A study of the annual financial data for over 2,800 listed non-financial companies put out by RBI since 2014, provides evidence of India Inc’s pricing behaviour.

In the last four years, global commodity prices have gone from boom to bust, unleashing substantial raw material savings for listed firms. Thus, after consistent increase until FY13, between FY13 and FY14, listed firms saw their raw material costs to sales ratio fall sharply from 56.3 per cent to 53.9 per cent. Had they passed on the savings entirely to consumers, their operating profit margins would have remained flat. But in practice, they expanded from 12.8 to 13.6 per cent, an indication of pricing power.

As the commodity meltdown gathered steam in FY16, India Inc reaped even higher savings.

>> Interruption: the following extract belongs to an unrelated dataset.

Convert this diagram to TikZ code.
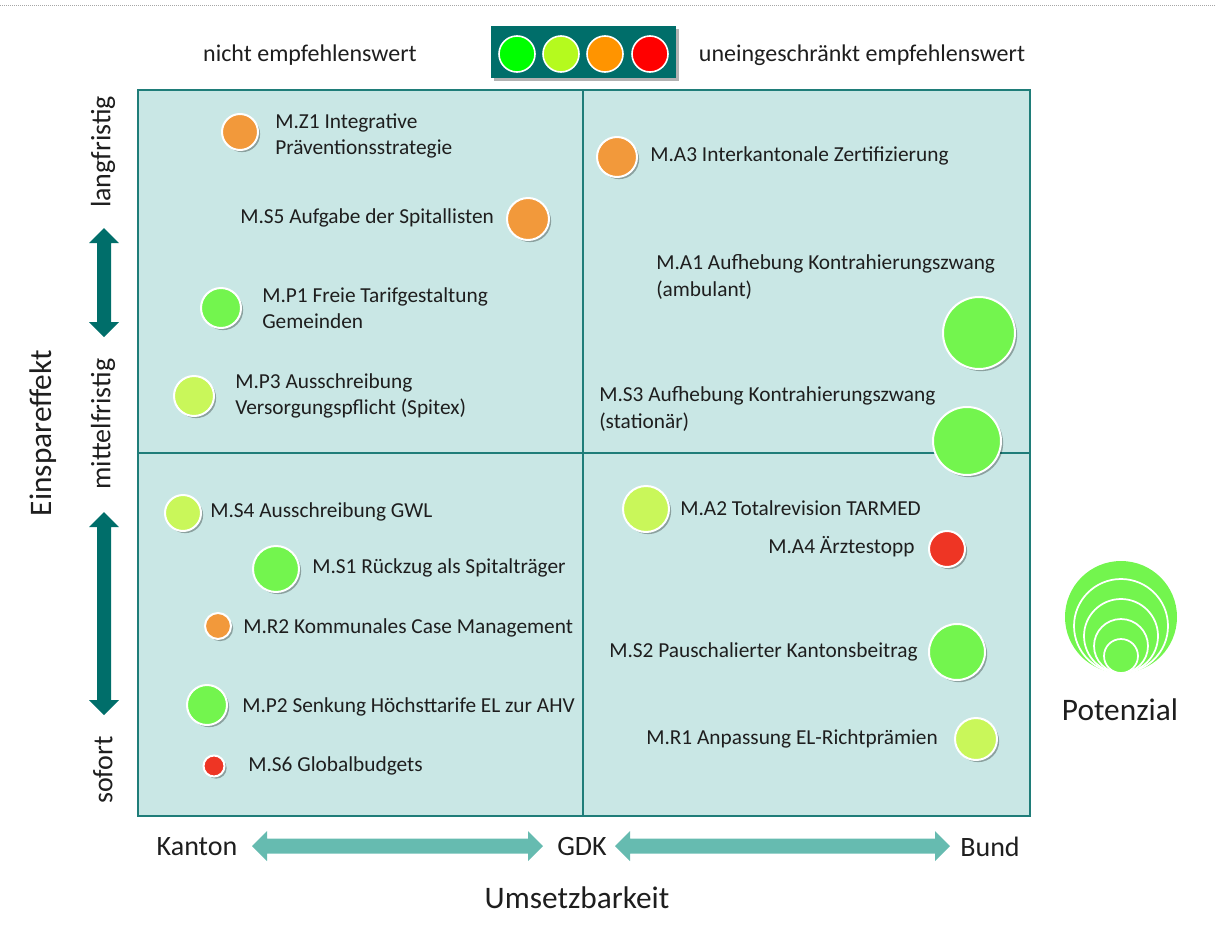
\documentclass[tikz,border=0pt]{standalone}
\usepackage{fontspec}
\setmainfont{Carlito}
\usetikzlibrary{shadows}

\definecolor{quadfill}{RGB}{201,231,229}
\definecolor{quadline}{RGB}{31,125,121}
\definecolor{darkteal}{RGB}{0,110,106}
\definecolor{lightteal}{RGB}{102,187,176}
\definecolor{bOrange}{RGB}{242,153,59}
\definecolor{bGreen}{RGB}{115,245,78}
\definecolor{bLime}{RGB}{201,247,90}
\definecolor{bRed}{RGB}{238,53,36}
\definecolor{lGreen}{RGB}{0,255,0}
\definecolor{lLime}{RGB}{181,250,30}
\definecolor{lOrange}{RGB}{255,148,0}
\definecolor{lRed}{RGB}{255,0,0}
\definecolor{txt}{RGB}{30,30,30}

% measure bubble: name, x, y, radius (px), colour
\newcommand\bub[5]{\node[bubble,fill=#5,minimum size=#4*1.5pt] (#1) at (#2,#3) {};}
% horizontal block arrow: colour, left tip, right tip, centre y
\newcommand\harrow[4]{%
  \fill[#1] (#2,#4) -- ({#2+15},{#4-15}) -- ({#2+15},{#4-7.5}) -- ({#3-15},{#4-7.5})
    -- ({#3-15},{#4-15}) -- (#3,#4) -- ({#3-15},{#4+15}) -- ({#3-15},{#4+7.5})
    -- ({#2+15},{#4+7.5}) -- ({#2+15},{#4+15}) -- cycle;}
% vertical block arrow: colour, centre x, top tip, bottom tip
\newcommand\varrow[4]{%
  \fill[#1] (#2,#3) -- ({#2+15},{#3+15}) -- ({#2+7},{#3+15}) -- ({#2+7},{#4-15})
    -- ({#2+15},{#4-15}) -- (#2,#4) -- ({#2-15},{#4-15}) -- ({#2-7},{#4-15})
    -- ({#2-7},{#3+15}) -- ({#2-15},{#3+15}) -- cycle;}

\begin{document}
\begin{tikzpicture}[x=0.75pt,y=-0.75pt,
  bubble/.style={circle,draw=white,line width=1.5pt,inner sep=0pt,
    drop shadow={shadow xshift=1.6pt,shadow yshift=-1.6pt,fill=black,opacity=0.3}},
  legdot/.style={circle,draw=white,line width=1.2pt,inner sep=0pt,minimum size=27pt},
  lbl/.style={font=\fontsize{16}{20}\selectfont,align=left,anchor=west,inner sep=0pt,text=txt},
  head/.style={font=\fontsize{18}{22}\selectfont,inner sep=0pt,text=txt},
  axlbl/.style={font=\fontsize{21}{25}\selectfont,inner sep=0pt,text=txt},
  big/.style={font=\fontsize{23.5}{28}\selectfont,inner sep=0pt,text=txt}]
\useasboundingbox (0,0) rectangle (1215,946);

% dotted rule along the top
\draw[gray!70,line width=0.6pt,dash pattern=on 0.75pt off 0.75pt] (0,5) -- (1215,5);

% legend of recommendation colours
\node[head] (nicht) at (310,55) {nicht empfehlenswert};
\node[head] (uneing) at (862,55) {uneingeschränkt empfehlenswert};
\fill[black,opacity=0.3] (494,29) rectangle (679,81);
\fill[darkteal] (491,26) rectangle (676,78);
\node[legdot,fill=lGreen] (l1) at (517,54) {};
\node[legdot,fill=lLime] (l2) at (561,54) {};
\node[legdot,fill=lOrange] (l3) at (605,54) {};
\node[legdot,fill=lRed] (l4) at (650,54) {};

% quadrant grid
\draw[quadline,line width=1.5pt,fill=quadfill] (138,90) rectangle (1030,816);
\draw[quadline,line width=1.5pt] (583,90) -- (583,816);
\draw[quadline,line width=1.5pt] (138,453) -- (1030,453);

% vertical axis
\node[axlbl,rotate=90] (lang) at (103,152) {langfristig};
\node[axlbl,rotate=90] (mittel) at (103,424) {mittelfristig};
\node[axlbl,rotate=90] (sofort) at (103,770) {sofort};
\node[big,rotate=90] (einsp) at (43,433) {Einspareffekt};
\varrow{darkteal}{104}{228}{337}
\varrow{darkteal}{104}{512}{715}

% horizontal axis
\node[axlbl] (kanton) at (197,847) {Kanton};
\node[axlbl] (gdk) at (582,847) {GDK};
\node[axlbl] (bund) at (990,847) {Bund};
\node[big] (umsetz) at (577,898) {Umsetzbarkeit};
\harrow{lightteal}{252}{543}{846}
\harrow{lightteal}{615}{950}{846}

% measures: upper left
\bub{mz1}{240}{132}{18}{bOrange}
\node[lbl] (tz1) at (275,136) {M.Z1 Integrative\\Präventionsstrategie};
\bub{ms5}{528}{219}{21}{bOrange}
\node[lbl] (ts5) at (240,218) {M.S5 Aufgabe der Spitallisten};
\bub{mp1}{221}{308}{20}{bGreen}
\node[lbl] (tp1) at (262,308) {M.P1 Freie Tarifgestaltung\\Gemeinden};
\bub{mp3}{194}{396}{20}{bLime}
\node[lbl] (tp3) at (235,396) {M.P3 Ausschreibung\\Versorgungspflicht (Spitex)};

% measures: upper right
\bub{ma3}{617}{157}{20}{bOrange}
\node[lbl] (ta3) at (650,156) {M.A3 Interkantonale Zertifizierung};
\node[lbl] (ta1) at (656,277) {M.A1 Aufhebung Kontrahierungszwang\\(ambulant)};
\bub{ma1}{979}{333}{36}{bGreen}
\node[lbl] (ts3) at (599,409) {M.S3 Aufhebung Kontrahierungszwang\\(stationär)};
\bub{ms3}{967}{441}{34}{bGreen}

% measures: lower left
\bub{ms4}{183}{513}{18}{bLime}
\node[lbl] (ts4) at (210,512) {M.S4 Ausschreibung GWL};
\bub{ms1}{276}{569}{23}{bGreen}
\node[lbl] (ts1) at (312,568) {M.S1 Rückzug als Spitalträger};
\bub{mr2}{218}{626}{13}{bOrange}
\node[lbl] (tr2) at (243,628) {M.R2 Kommunales Case Management};
\bub{mp2}{207}{705}{20}{bGreen}
\node[lbl] (tp2) at (242,707) {M.P2 Senkung Höchsttarife EL zur AHV};
\bub{ms6}{214}{766}{10.5}{bRed}
\node[lbl] (ts6) at (248,766) {M.S6 Globalbudgets};

% measures: lower right
\bub{ma2}{646}{509}{23}{bLime}
\node[lbl] (ta2) at (680,508) {M.A2 Totalrevision TARMED};
\bub{ma4}{947}{549}{18}{bRed}
\node[lbl] (ta4) at (768,547) {M.A4 Ärztestopp};
\bub{ms2}{957}{652}{28}{bGreen}
\node[lbl] (ts2) at (609,652) {M.S2 Pauschalierter Kantonsbeitrag};
\bub{mr1}{976}{739}{21}{bLime}
\node[lbl] (tr1) at (646,739) {M.R1 Anpassung EL-Richtprämien};

% size key
\fill[bGreen] (1121,617) circle (56);
\draw[white,line width=1.3pt,fill=bGreen] (1121,626) circle (47);
\draw[white,line width=1.3pt,fill=bGreen] (1121,636) circle (37);
\draw[white,line width=1.3pt,fill=bGreen] (1121,646) circle (27);
\draw[white,line width=1.3pt,fill=bGreen] (1121,656) circle (17);
\node[big] (potenz) at (1120,710) {Potenzial};
\end{tikzpicture}
\end{document}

The raw material to sales ratio fell from 53.9 per cent in FY15 to 49 per cent in FY16. But operating profit margins again expanded from 13.6 to 15.2 per cent. In both years, firms also saw a rise in staff costs and overheads, suggesting that the cost savings were either retained in profits or spent, with only residual amounts passed on to consumers. The curious thing is that the firms decided not to take steeper price cuts, despite a weak demand environment.

Yes, these aggregate numbers are bound to mask divergent trends at the firm level. Some sectors and firms, faced with the windfall, may have tightened their belts and taken price cuts. But the big picture clearly tells us that, left to its own devices, India Inc likes to choose higher profits over price sacrifices that can pep up volumes.

Where’s competition?

But given that India is a liberalised market economy, why doesn’t competition nudge some firms to rock the boat when costs fall, and start a price war? Well, the answer is that across most big consumer sectors in India, there is no perfect competition in the textbook sense. While there are a number of players in the fray, it is just two or three who hold dominant shares and call the shots on pricing.

Take the FMCG category, which is believed to be highly competitive. In detergents, the top three players (HUL, P&G, Nirma) command over 60 per cent share of the market. In soaps, the top player (HUL) commands nearly a 50 per cent share. In toothpastes, the top two players (Colgate and HUL) sit tight on 75 per cent. While challengers such as Patanjali do crop up from time to time, they usually find it hard to chip away at those market shares, given the high marketing spends and entrenched distribution of the leading players.

It’s a similar story with big-ticket consumer items such as cars and two-wheelers. In FY17, Maruti Suzuki accounted for 47 per cent of all passenger vehicles sold with Hyundai a distant second (16 per cent). Hero Motocorp (51 per cent share) and Bajaj Auto (18 per cent) have a stranglehold on the motorcycle market. In most big-ticket consumer appliances, the top two players straddle nearly half of the market.

Services, you would think, are more amenable to competitive forces. But consider telecom. Even with the advent of the aggressive Reliance Jio which has bagged a 6 per cent share, the market is divided up neatly between the top three players – Bharti Airtel (24 per cent), Vodafone (18 per cent) and Idea (17 per cent). In airlines, IndiGo commands now a 41 per cent share of all domestic traffic, followed by Jet Airways at 15 per cent. Consolidation is set to further cement these shares. While smaller rivals in these sectors do try to compete on prices, the survival rate of newbie entrants is not high, given the deep pockets required to scale up and sustain operations.

Protected by regulators

If sheer scale and distribution reach act as natural entry barriers in some consumer sectors, convoluted regulations keep new entrants at bay in others. The promising telecom sector has seen hardly any new entrants in recent years, save for the 800-pound gorilla Reliance Industries, because of the exceptionally high costs of acquiring pan-India spectrum and licences.

Or take banking, where despite fragmented market shares and dozens of private and public sector banks, price competition is absent. Deposit rates and lending rates across banks move in tandem, with the latter actually subject to a formula decided by RBI. RBI’s frugality with granting universal bank licences in recent years has strengthened the hands of older players.

In some sectors, the Government itself is the villain of the piece, with legacy benefits granted to public sector giants allowing them to keep private rivals at bay – LIC and the public sector general insurers are a case in point. In services, the high switching costs of migrating from one provider to another also ties consumers to older brands.

With so many entry barriers protecting older players, and the market muscle they continue to enjoy, it should come as no surprise that Indian consumers have little say in the prices they pay for most goods or services. The weak enforcement of consumer protection laws adds to their plight, as fighting unfair trade practices or usurious pricing can entail high outlays and long delays.

Given this backdrop, the anxiety that an anti-profiteering authority will bully big firms and put them out of business is somewhat overdone. In fact, the APA may have its task cut out in unearthing firm-level data to make out a tenable case against the entrenched players.

If the APA lets the big fish go scot-free and nets smaller firms alone (they are already feeling the squeeze from GST), that will lead to even less competition.

All this suggests that, rather than rely on a new regulator to force firms to toe the line on GST, the Centre would be better off embarking on a much bigger project. It should task the Competition Commission of India with conducting a detailed, time-bound study of the entry barriers impeding competition in India’s key sectors. It should then go about systematically dismantling them.